Write out word for word each line of the records, beginning at the first and stopping after the line with "import seaborn as sns". Leave the pictures out.

Records with drawing code
..............................

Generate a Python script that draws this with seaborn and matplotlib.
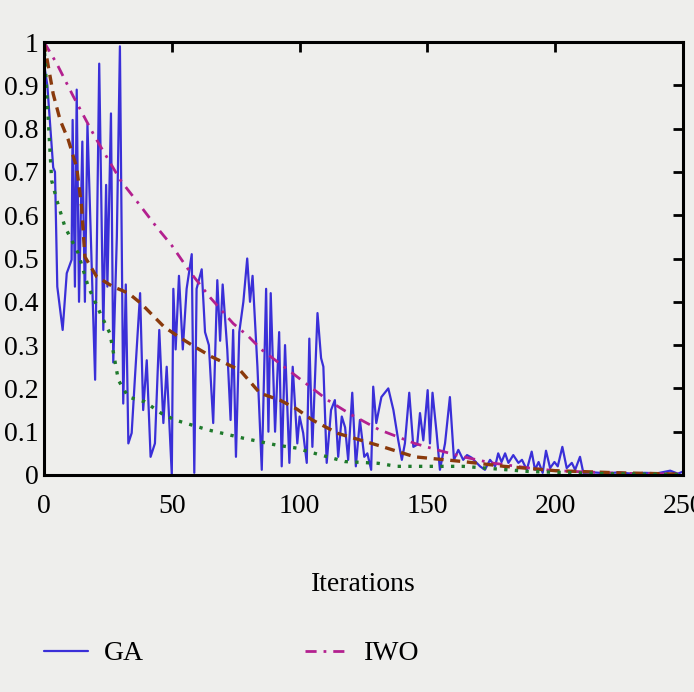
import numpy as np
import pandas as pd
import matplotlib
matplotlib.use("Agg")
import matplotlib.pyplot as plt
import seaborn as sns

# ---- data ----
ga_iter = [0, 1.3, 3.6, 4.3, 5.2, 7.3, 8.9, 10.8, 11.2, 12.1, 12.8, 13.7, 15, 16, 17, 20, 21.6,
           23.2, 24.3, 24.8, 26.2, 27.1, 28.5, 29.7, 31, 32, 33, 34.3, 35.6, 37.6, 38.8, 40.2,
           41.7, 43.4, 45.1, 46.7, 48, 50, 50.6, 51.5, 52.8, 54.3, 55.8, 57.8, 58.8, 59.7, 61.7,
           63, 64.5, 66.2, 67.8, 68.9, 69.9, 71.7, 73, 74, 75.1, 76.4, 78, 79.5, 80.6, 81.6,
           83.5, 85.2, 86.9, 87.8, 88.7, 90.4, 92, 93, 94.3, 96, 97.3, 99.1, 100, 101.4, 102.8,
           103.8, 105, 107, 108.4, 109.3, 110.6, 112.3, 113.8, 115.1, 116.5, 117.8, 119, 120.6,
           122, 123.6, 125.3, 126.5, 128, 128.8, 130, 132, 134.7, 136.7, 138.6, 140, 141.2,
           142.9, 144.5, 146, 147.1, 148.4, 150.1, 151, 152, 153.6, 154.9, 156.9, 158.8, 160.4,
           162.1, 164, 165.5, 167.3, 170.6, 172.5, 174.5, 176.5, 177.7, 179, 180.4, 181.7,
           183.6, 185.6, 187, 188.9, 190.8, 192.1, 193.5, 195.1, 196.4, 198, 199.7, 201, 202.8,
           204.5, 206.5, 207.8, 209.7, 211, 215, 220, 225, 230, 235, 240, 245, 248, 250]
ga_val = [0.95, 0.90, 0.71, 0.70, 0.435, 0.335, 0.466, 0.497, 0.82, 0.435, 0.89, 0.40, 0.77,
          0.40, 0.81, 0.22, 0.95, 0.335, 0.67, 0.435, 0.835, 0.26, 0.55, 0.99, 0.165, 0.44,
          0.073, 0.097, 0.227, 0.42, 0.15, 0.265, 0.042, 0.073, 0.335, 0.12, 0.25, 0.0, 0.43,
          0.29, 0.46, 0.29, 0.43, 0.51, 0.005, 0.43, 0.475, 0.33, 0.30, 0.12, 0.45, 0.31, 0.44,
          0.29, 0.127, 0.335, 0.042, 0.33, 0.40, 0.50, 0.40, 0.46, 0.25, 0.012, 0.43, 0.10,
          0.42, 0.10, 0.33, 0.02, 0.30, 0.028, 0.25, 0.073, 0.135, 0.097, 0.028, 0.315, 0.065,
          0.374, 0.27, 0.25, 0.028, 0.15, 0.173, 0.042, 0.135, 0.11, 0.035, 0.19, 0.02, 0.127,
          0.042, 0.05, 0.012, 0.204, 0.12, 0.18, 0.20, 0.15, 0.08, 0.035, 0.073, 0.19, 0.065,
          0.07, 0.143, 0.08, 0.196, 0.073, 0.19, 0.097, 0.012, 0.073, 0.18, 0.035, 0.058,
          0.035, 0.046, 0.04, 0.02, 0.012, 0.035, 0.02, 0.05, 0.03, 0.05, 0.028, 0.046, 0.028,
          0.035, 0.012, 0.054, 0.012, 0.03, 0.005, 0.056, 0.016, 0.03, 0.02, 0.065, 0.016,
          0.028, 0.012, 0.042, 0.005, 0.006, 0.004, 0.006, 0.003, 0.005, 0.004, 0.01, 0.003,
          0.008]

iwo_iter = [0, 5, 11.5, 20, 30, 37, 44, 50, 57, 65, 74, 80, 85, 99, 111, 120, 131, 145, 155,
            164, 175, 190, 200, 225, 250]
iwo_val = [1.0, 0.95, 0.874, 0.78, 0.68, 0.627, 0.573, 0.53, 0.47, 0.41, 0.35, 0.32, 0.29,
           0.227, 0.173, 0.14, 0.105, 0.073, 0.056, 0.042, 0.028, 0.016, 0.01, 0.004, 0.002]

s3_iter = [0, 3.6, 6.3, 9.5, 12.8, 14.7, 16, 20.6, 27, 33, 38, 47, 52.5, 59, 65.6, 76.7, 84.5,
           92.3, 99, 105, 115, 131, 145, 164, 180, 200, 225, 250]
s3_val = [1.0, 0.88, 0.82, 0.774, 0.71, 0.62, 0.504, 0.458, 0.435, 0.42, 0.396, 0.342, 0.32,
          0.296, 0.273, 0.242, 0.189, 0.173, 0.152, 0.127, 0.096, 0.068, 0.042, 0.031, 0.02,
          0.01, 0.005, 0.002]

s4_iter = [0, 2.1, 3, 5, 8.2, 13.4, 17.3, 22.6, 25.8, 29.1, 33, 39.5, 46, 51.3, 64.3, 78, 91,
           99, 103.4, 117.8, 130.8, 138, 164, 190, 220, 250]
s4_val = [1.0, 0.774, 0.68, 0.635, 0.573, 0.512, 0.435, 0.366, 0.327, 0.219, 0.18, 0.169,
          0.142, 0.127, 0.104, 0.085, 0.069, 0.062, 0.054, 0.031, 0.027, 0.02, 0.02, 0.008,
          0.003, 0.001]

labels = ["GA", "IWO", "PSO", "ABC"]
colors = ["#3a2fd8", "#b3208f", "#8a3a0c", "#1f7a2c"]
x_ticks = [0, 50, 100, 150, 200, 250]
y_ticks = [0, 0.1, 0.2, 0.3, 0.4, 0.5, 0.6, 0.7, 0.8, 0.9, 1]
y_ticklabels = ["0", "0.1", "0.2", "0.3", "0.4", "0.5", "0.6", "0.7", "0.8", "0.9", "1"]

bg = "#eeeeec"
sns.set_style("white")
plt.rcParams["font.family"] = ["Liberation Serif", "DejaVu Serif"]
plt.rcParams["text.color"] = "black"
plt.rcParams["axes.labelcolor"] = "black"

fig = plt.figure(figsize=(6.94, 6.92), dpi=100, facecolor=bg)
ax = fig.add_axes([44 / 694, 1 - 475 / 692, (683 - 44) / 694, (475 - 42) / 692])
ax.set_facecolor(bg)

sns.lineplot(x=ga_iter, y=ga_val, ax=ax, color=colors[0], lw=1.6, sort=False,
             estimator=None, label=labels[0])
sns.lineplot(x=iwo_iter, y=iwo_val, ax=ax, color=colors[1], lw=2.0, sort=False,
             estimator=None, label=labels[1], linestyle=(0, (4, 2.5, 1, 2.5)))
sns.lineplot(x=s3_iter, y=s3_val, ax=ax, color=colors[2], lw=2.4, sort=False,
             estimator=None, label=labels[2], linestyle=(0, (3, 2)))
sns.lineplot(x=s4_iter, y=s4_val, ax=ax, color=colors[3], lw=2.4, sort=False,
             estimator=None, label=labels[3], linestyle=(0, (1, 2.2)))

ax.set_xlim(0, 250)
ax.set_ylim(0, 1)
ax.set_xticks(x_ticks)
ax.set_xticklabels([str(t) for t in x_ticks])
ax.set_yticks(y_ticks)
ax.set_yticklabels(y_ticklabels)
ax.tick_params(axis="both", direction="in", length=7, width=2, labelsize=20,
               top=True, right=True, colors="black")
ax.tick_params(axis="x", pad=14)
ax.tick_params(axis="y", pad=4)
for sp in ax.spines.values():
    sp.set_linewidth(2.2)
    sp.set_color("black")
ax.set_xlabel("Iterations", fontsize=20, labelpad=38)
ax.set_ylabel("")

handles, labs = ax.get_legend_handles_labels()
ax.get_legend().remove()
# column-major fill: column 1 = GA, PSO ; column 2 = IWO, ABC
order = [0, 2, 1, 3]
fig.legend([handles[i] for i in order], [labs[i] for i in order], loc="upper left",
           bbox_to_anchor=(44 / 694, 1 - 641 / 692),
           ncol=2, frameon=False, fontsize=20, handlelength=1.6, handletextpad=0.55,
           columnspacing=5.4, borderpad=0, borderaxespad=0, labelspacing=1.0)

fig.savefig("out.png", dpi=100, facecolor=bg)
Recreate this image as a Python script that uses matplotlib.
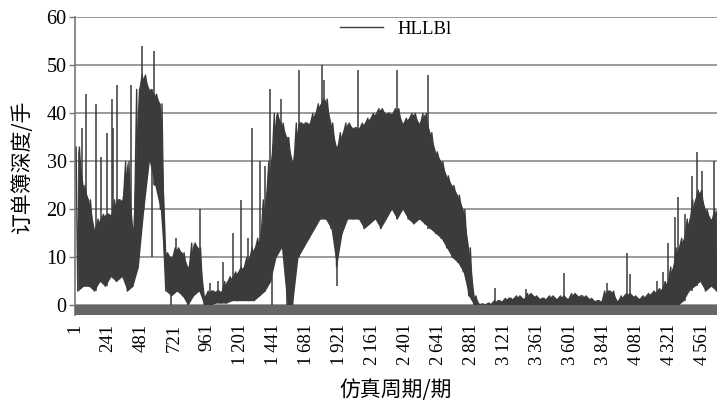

..............................

Problem solution ▸
Generate a Python script that draws this with seaborn and matplotlib.
import numpy as np
import pandas as pd
import matplotlib
matplotlib.use("Agg")
import matplotlib.pyplot as plt
import seaborn as sns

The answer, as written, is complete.